A space to reflect on my readings and musings, scattered and rescattered


Am I radical?

Well, probably not. I didn’t have to ask too loudly. Not radical, not doctor, not yet. I had the engaging experience though of hearing Bill Ayers speak last weekend at a conference I attended on Writing Centers and he forced me to ask that question (easily answered) and then the one about what it would mean to actually be radical. As he spoke, I was amused at his pointed jokes toward those of us in the audience from his alma-mater and buoyed by his discussion of K-12 educational initiatives he’d been a part of, the impressive grants he and the Chicago school district had won and implemented.
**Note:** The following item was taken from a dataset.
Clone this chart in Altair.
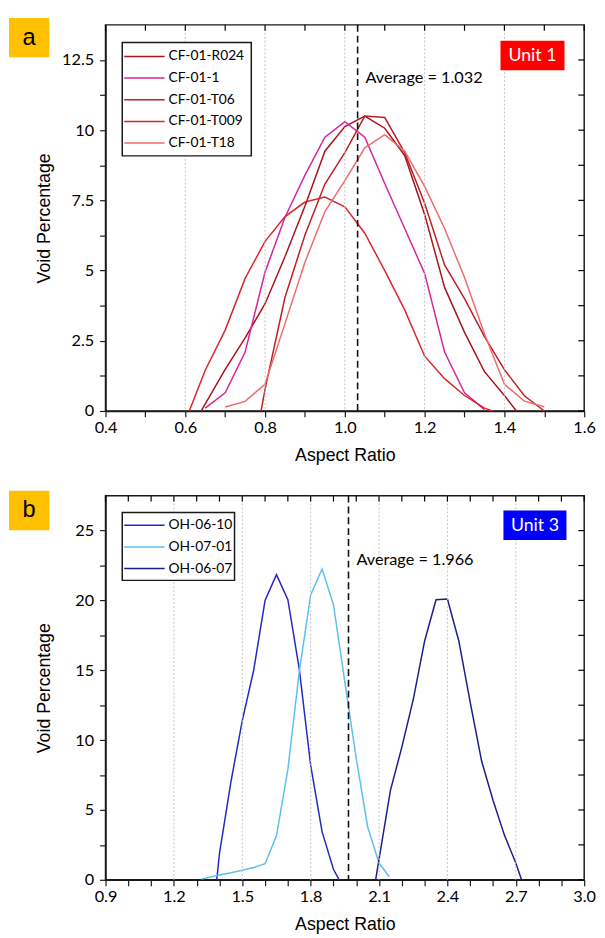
import json
import altair as alt
import pandas as pd

# ---------------- Panel a data ----------------
a_series = ["CF-01-R024", "CF-01-1", "CF-01-T06", "CF-01-T009", "CF-01-T18"]
a_colors = ["#A8141C", "#D6249E", "#BE2026", "#D8262C", "#EF6A6C"]

r024_x = [0.64, 0.70, 0.75, 0.80, 0.85, 0.90, 0.95, 1.00, 1.05, 1.10, 1.15, 1.20, 1.25, 1.30, 1.35, 1.40, 1.43]
r024_y = [0, 1.48, 2.6, 3.82, 5.5, 7.3, 9.25, 10.13, 10.5, 10.07, 9.1, 7.0, 4.4, 2.8, 1.4, 0.55, 0]
cf1_x = [0.65, 0.70, 0.75, 0.80, 0.85, 0.90, 0.95, 1.00, 1.05, 1.10, 1.15, 1.20, 1.25, 1.30, 1.35]
cf1_y = [0.1, 0.65, 2.1, 4.95, 6.9, 8.4, 9.75, 10.3, 9.75, 8.1, 6.5, 4.9, 2.1, 0.65, 0.05]
t06_x = [0.79, 0.80, 0.85, 0.90, 0.95, 1.00, 1.05, 1.10, 1.15, 1.20, 1.25, 1.30, 1.35, 1.40, 1.45, 1.50]
t06_y = [0, 0.78, 4.05, 6.27, 8.08, 9.2, 10.5, 10.45, 9.2, 7.4, 5.2, 4.0, 2.65, 1.47, 0.54, 0]
t009_x = [0.61, 0.65, 0.70, 0.75, 0.80, 0.85, 0.90, 0.95, 1.00, 1.05, 1.10, 1.15, 1.20, 1.25, 1.30, 1.35, 1.37]
t009_y = [0, 1.45, 2.88, 4.72, 6.04, 6.92, 7.44, 7.62, 7.27, 6.33, 5.0, 3.6, 1.95, 1.15, 0.55, 0.1, 0]
t18_x = [0.70, 0.75, 0.80, 0.85, 0.90, 0.95, 1.00, 1.05, 1.10, 1.15, 1.20, 1.25, 1.30, 1.35, 1.40, 1.45, 1.50]
t18_y = [0.14, 0.34, 0.96, 3.12, 5.3, 7.1, 8.2, 9.37, 9.84, 9.25, 8.0, 6.5, 4.75, 2.75, 0.95, 0.35, 0.15]

a_xticks = [0.4, 0.5, 0.6, 0.7, 0.8, 0.9, 1.0, 1.1, 1.2, 1.3, 1.4, 1.5, 1.6]
a_xmajor = [0.4, 0.6, 0.8, 1.0, 1.2, 1.4, 1.6]
a_grid = [0.6, 0.8, 1.0, 1.2, 1.4]
a_yticks = [0, 1.25, 2.5, 3.75, 5, 6.25, 7.5, 8.75, 10, 11.25, 12.5]
a_ymajor = [0, 2.5, 5, 7.5, 10, 12.5]
a_avg = 1.032

# ---------------- Panel b data ----------------
b_series = ["OH-06-10", "OH-07-01", "OH-06-07"]
b_colors = ["#2626C4", "#5CC0EC", "#1C1C8A"]

oh0610_x = [1.388, 1.40, 1.45, 1.50, 1.55, 1.60, 1.65, 1.70, 1.75, 1.80, 1.85, 1.90, 1.925]
oh0610_y = [0, 1.9, 7.0, 11.4, 15.0, 20.0, 21.85, 20.05, 15.1, 8.2, 3.45, 0.75, 0]
oh0701_x = [1.32, 1.40, 1.45, 1.50, 1.55, 1.60, 1.65, 1.70, 1.75, 1.80, 1.85, 1.90, 1.95, 2.00, 2.05, 2.10, 2.145]
oh0701_y = [0.05, 0.35, 0.5, 0.68, 0.88, 1.15, 3.15, 7.9, 14.9, 20.4, 22.25, 19.7, 14.15, 8.7, 3.8, 1.2, 0.22]
oh0607_x = [2.085, 2.15, 2.20, 2.25, 2.30, 2.35, 2.40, 2.45, 2.50, 2.55, 2.60, 2.65, 2.70, 2.725]
oh0607_y = [0, 6.4, 9.5, 12.9, 17.1, 20.05, 20.1, 17.1, 12.7, 8.5, 5.7, 3.2, 1.2, 0]

b_xticks = [0.9, 1.0, 1.1, 1.2, 1.3, 1.4, 1.5, 1.6, 1.7, 1.8, 1.9, 2.0, 2.1, 2.2,
            2.3, 2.4, 2.5, 2.6, 2.7, 2.8, 2.9, 3.0]
b_xmajor = [0.9, 1.2, 1.5, 1.8, 2.1, 2.4, 2.7, 3.0]
b_grid = [1.2, 1.5, 1.8, 2.1, 2.4, 2.7]
b_yticks = [0, 2.5, 5, 7.5, 10, 12.5, 15, 17.5, 20, 22.5, 25]
b_ymajor = [0, 5, 10, 15, 20, 25]
b_avg = 1.966


def long_df(names, xs, ys):
    rows = []
    for n, xv, yv in zip(names, xs, ys):
        for a, b in zip(xv, yv):
            rows.append({"series": n, "x": a, "y": b})
    return pd.DataFrame(rows)


a_df = long_df(a_series, [r024_x, cf1_x, t06_x, t009_x, t18_x], [r024_y, cf1_y, t06_y, t009_y, t18_y])
b_df = long_df(b_series, [oh0610_x, oh0701_x, oh0607_x], [oh0610_y, oh0701_y, oh0607_y])

LABEL_FONT = "Lato"
TITLE_FONT = "Liberation Sans"
W = 486


def panel(df, series, colors, xdom, ydom, H, xticks, xmajor, grid, yticks, ymajor,
          avg, avg_y, unit_text, unit_color, unit_box, letter, letter_box, legend_box, legend_y0):
    xscale = alt.Scale(domain=xdom, nice=False, zero=False)
    yscale = alt.Scale(domain=ydom, nice=False, zero=False)
    x_expr = f"indexof({json.dumps(xmajor)}, datum.value) >= 0 ? format(datum.value, '.1f') : ''"
    y_expr = f"indexof({json.dumps(ymajor)}, datum.value) >= 0 ? format(datum.value, '~g') : ''"
    xaxis = alt.Axis(
        values=xticks, labelExpr=x_expr, title="Aspect Ratio", grid=False,
        labelFont=LABEL_FONT, labelFontSize=16.5, labelPadding=3, labelColor="black",
        labelFlush=False, labelOverlap=False, tickSize=6,
        titleFont=TITLE_FONT, titleFontSize=18, titleFontWeight="normal", titleColor="black",
        titleX=W / 2, titleY=36, titleBaseline="top", titleAlign="center")
    yaxis = alt.Axis(
        values=yticks, labelExpr=y_expr, title="Void Percentage", grid=False,
        labelFont=LABEL_FONT, labelFontSize=16.5, labelPadding=6, labelColor="black",
        labelFlush=False, labelOverlap=False, tickSize=6,
        titleFont=TITLE_FONT, titleFontSize=18, titleFontWeight="normal", titleColor="black",
        titleX=-53, titleY=H / 2, titleAngle=270, titleBaseline="bottom", titleAlign="center")

    lines = alt.Chart(df).mark_line(strokeWidth=1.5).encode(
        x=alt.X("x:Q", scale=xscale, axis=xaxis),
        y=alt.Y("y:Q", scale=yscale, axis=yaxis),
        color=alt.Color("series:N", scale=alt.Scale(domain=series, range=colors), legend=None),
    )

    grid_l = alt.Chart(pd.DataFrame({"g": grid})).mark_rule(
        color="#c4c4c4", strokeDash=[2, 2], strokeWidth=1
    ).encode(x=alt.X("g:Q", scale=xscale, axis=xaxis))

    avg_df = pd.DataFrame({"avg": [avg], "lab": [f"Average = {avg:.3f}"]})
    avg_rule = alt.Chart(avg_df).mark_rule(color="#111111", strokeDash=[7, 4], strokeWidth=1.6).encode(
        x=alt.X("avg:Q", scale=xscale, axis=xaxis))
    avg_text = alt.Chart(avg_df).mark_text(
        align="left", baseline="middle", dx=8, font=LABEL_FONT, fontSize=16.5, color="black"
    ).encode(x=alt.X("avg:Q", scale=xscale, axis=xaxis), y=alt.value(avg_y), text="lab:N")

    top_ticks = alt.Chart(pd.DataFrame({"t": xticks})).mark_rule(color="black", strokeWidth=1.2).encode(
        x=alt.X("t:Q", scale=xscale, axis=xaxis), y=alt.value(0), y2=alt.value(6))
    right_ticks = alt.Chart(pd.DataFrame({"t": yticks})).mark_rule(color="black", strokeWidth=1.2).encode(
        y=alt.Y("t:Q", scale=yscale, axis=yaxis), x=alt.value(W - 6), x2=alt.value(W))

    ux0, ux1, uy0, uy1 = unit_box
    unit_df = pd.DataFrame({"u": [unit_text]})
    unit_rect = alt.Chart(unit_df).mark_rect(color=unit_color).encode(
        x=alt.value(ux0), x2=alt.value(ux1), y=alt.value(uy0), y2=alt.value(uy1))
    unit_lab = alt.Chart(unit_df).mark_text(
        color="white", font=LABEL_FONT, fontSize=18, align="center", baseline="middle"
    ).encode(x=alt.value((ux0 + ux1) / 2), y=alt.value((uy0 + uy1) / 2 + 1), text="u:N")

    lx0, lx1, ly0, ly1 = letter_box
    let_df = pd.DataFrame({"l": [letter]})
    let_rect = alt.Chart(let_df).mark_rect(color="#FFC000").encode(
        x=alt.value(lx0), x2=alt.value(lx1), y=alt.value(ly0), y2=alt.value(ly1))
    let_lab = alt.Chart(let_df).mark_text(
        color="black", font=TITLE_FONT, fontSize=24, align="center", baseline="middle"
    ).encode(x=alt.value((lx0 + lx1) / 2), y=alt.value((ly0 + ly1) / 2), text="l:N")

    gx0, gx1, gy0, gy1 = legend_box
    leg_rect = alt.Chart(pd.DataFrame({"k": [0]})).mark_rect(
        fill="white", stroke="#1a1a1a", strokeWidth=1.5
    ).encode(x=alt.value(gx0), x2=alt.value(gx1), y=alt.value(gy0), y2=alt.value(gy1))
    leg_layers = []
    for i, (name, col) in enumerate(zip(series, colors)):
        ly = legend_y0 + 22 * i
        d = pd.DataFrame({"name": [name]})
        leg_layers.append(alt.Chart(d).mark_rule(strokeWidth=1.5, color=col).encode(
            x=alt.value(gx0 + 2), x2=alt.value(gx0 + 43), y=alt.value(ly)))
        leg_layers.append(alt.Chart(d).mark_text(
            align="left", baseline="middle", font=LABEL_FONT, fontSize=14, color="black"
        ).encode(x=alt.value(gx0 + 47), y=alt.value(ly), text="name:N"))

    return alt.layer(
        lines, grid_l, avg_rule, top_ticks, right_ticks, leg_rect, *leg_layers,
        unit_rect, unit_lab, avg_text, let_rect, let_lab
    ).properties(width=W, height=H)


pa = panel(a_df, a_series, a_colors, [0.4, 1.6], [0, 13.75], 392, a_xticks, a_xmajor, a_grid,
           a_yticks, a_ymajor, a_avg, 54, "Unit 1", "#FF0000", (401, 466, 16, 46),
           "a", (-98, -57, -7, 33), (17, 148, 18, 133), 32)
pb = panel(b_df, b_series, b_colors, [0.9, 3.0], [0, 27.5], 390, b_xticks, b_xmajor, b_grid,
           b_yticks, b_ymajor, b_avg, 65, "Unit 3", "#0000FF", (404, 468, 15, 45),
           "b", (-98, -57, -5, 35), (17, 131, 17, 86), 30)

chart = alt.vconcat(pa, pb, spacing=25).resolve_scale(
    color="independent"
).properties(
    padding={"left": 0, "top": 2, "right": 0, "bottom": 0}
).configure_view(
    stroke="#1a1a1a", strokeWidth=1.5
).configure_axis(
    domainColor="#1a1a1a", domainWidth=1.5, tickColor="#1a1a1a", tickWidth=1.2
)

chart.save("out.html", embed_options={"renderer": "svg", "actions": False})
But more than that, he just plain baffled me. What exactly was he talking about when he referenced his memoir Fugitive Days or his time underground? Well, what he meant was this: that he and others blew up buildings as a radical act of civil activism. And, then, he was an elementary school teacher and now education professor.

Here’s a summary of 2002 documentary that documented this radicalism, The Weather Underground:

A sobering documentary about a group of 1960s "committed freedom fighters" known as The Weather Underground. A radical offshoot of the Students for a Democratic Society, the Weathermen didn't just march or sit in; they rioted and bombed -- not to change the American political scene but rather to destroy it. The organization was part of a global trend of revolution that sprang from the belief that not acting against violence is violence.

I plan to watch the doc this weekend. Review to follow.

But back to this broad notion of radicalism. Looking back at the keynote address that he shared, I re-hear his words (well, his words as best I remember them). He said that anyone portraying the 60’s as glamorous is just looking to sensationalize. Activists then weren’t perfect, didn’t know what the hell they were doing, but they were doing. Didn’t know if their choices were the best ones, but they did what they thought they should in the ways they thought best. He also said that we have to see ourselves as living in political times. And despite the fact that I’d thought about this before, it made me think again about what value my liberal politics have if I don’t act on them. This education thing I do is only a small part of my citizen role.

I’m not going to take on Ayer’s early methods; but his contemporary method—as higher ed faculty researching and influencing K-12—is close to my own politicized career choice and this gives me pause. The association doesn’t make me an extremist or a radical. But what if it did? What if the very fact of being or wanting to be university faculty were constructed as radical? Just because maybe it is. Hmmm. At any rate, I wonder if I rely on this education role and my political view of it too much. It is not radical in and of itself. I’m wondering how I make and remake this role to be radical day-to-day and how my personal life—my general average citizen life—can and should be more radical. How do I act like I’m living in political times? Does this mean actually attending those CodePink protests I signed up to get emails about? Does it mean submitting opinion pieces to my local paper (which doesn’t feel too local when you live in NYC)? In other words, how do I raise a calculated, risky (but not too risky, of course) stink that just might be radical? Can we do that as educators? And if I believe yes (I was reading Freire and Horton yesterday!), then how? This radical thing takes more work than acknowledging that classrooms are political places, ahem, political spaces.

Oh, and then I read articles like this one in the NYTimes this week that make my blood begin to boil. Ironically, the PI on this traditional, not-too-radial, not-so-much-socially-focused (if the Times as given if a fair write-up) project and Ayers teach in the same place. Grrr, just when I was feeling inspired.